* **DATA LINES**
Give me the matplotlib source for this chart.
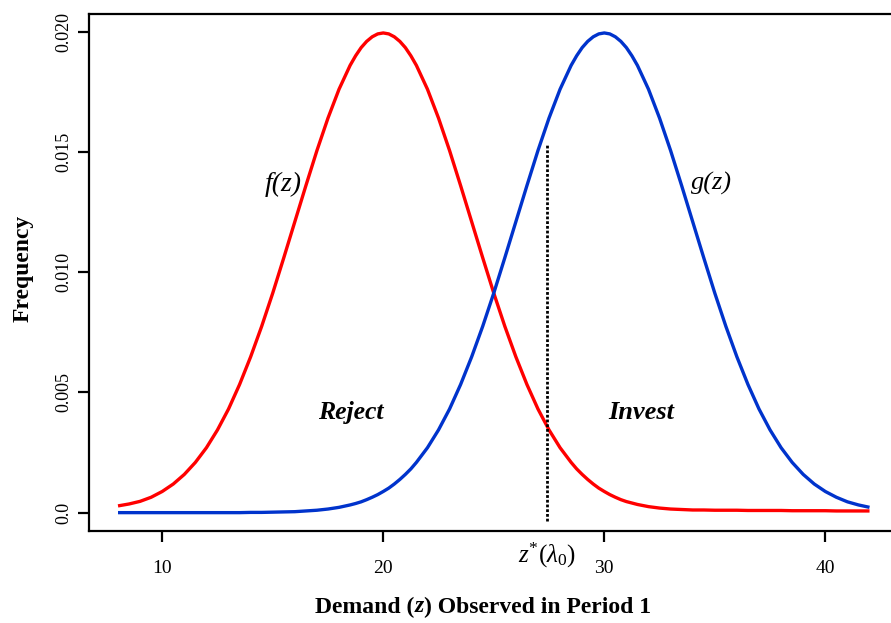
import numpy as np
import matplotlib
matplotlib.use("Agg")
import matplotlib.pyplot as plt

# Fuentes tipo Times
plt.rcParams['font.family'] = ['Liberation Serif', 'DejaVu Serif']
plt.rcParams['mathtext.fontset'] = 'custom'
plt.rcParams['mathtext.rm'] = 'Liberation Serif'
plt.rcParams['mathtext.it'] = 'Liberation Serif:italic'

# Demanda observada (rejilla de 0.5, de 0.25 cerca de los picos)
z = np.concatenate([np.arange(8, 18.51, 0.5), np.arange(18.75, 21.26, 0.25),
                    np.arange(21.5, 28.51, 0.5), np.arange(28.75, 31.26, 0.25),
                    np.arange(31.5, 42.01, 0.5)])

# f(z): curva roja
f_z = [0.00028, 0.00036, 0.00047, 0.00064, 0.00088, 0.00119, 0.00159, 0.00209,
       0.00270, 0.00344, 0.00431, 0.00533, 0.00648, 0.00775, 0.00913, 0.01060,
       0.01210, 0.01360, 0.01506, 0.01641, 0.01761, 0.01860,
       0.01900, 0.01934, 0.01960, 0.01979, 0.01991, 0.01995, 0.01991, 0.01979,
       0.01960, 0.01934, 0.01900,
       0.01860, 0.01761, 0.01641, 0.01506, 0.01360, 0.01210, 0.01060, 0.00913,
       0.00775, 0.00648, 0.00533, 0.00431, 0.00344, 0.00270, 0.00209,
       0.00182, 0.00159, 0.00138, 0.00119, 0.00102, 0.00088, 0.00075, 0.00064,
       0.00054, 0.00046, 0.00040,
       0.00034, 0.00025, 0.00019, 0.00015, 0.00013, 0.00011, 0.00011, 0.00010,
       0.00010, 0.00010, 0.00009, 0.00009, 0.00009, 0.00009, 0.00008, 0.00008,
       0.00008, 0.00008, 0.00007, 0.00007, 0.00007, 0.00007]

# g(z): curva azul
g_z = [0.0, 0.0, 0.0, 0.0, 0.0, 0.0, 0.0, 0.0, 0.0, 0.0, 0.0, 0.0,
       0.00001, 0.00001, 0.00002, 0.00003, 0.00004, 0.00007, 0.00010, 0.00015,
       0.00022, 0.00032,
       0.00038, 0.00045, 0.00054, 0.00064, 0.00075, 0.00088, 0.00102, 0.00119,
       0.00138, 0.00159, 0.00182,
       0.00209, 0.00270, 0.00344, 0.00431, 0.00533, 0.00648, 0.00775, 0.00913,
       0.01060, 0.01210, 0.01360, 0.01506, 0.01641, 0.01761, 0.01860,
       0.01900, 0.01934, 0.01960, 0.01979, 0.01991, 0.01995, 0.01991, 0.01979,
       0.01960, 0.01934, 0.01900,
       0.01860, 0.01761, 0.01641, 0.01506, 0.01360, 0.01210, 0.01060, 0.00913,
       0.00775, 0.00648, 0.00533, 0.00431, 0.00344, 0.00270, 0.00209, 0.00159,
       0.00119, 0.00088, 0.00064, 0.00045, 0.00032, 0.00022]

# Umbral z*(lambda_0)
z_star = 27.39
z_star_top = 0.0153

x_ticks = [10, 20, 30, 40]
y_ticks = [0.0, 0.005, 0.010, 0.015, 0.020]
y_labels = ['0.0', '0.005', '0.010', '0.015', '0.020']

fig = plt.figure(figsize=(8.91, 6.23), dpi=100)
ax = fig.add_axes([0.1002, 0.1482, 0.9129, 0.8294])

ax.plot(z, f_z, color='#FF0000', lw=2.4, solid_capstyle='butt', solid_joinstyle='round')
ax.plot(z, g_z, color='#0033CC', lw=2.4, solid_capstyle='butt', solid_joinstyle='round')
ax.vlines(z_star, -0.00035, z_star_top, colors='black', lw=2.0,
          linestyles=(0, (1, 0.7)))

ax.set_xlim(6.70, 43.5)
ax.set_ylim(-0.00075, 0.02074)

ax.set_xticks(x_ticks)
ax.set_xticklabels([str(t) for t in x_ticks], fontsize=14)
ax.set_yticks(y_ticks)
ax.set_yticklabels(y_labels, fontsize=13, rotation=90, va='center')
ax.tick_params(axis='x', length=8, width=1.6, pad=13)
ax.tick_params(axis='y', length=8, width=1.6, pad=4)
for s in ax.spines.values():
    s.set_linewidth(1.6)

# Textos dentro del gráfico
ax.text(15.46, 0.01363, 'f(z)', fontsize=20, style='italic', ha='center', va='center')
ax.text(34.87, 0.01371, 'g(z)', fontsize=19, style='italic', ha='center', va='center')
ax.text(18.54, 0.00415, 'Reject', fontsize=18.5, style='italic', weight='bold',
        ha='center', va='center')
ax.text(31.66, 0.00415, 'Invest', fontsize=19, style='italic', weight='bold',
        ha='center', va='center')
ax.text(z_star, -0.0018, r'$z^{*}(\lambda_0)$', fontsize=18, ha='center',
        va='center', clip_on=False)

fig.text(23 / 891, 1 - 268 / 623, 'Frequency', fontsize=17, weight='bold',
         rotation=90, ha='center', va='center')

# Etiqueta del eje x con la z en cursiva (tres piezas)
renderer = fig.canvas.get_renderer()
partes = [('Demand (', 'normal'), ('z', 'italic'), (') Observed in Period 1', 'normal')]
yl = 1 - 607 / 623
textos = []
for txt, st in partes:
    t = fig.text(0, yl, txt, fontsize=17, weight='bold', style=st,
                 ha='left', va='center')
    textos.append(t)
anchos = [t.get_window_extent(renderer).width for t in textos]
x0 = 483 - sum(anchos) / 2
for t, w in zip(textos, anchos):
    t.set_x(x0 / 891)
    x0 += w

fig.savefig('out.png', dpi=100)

* **TASK PROMPT**
Report how many lines in this data include the string "matplotlib", and nothing else.

* **RESPONSE BELOW**
4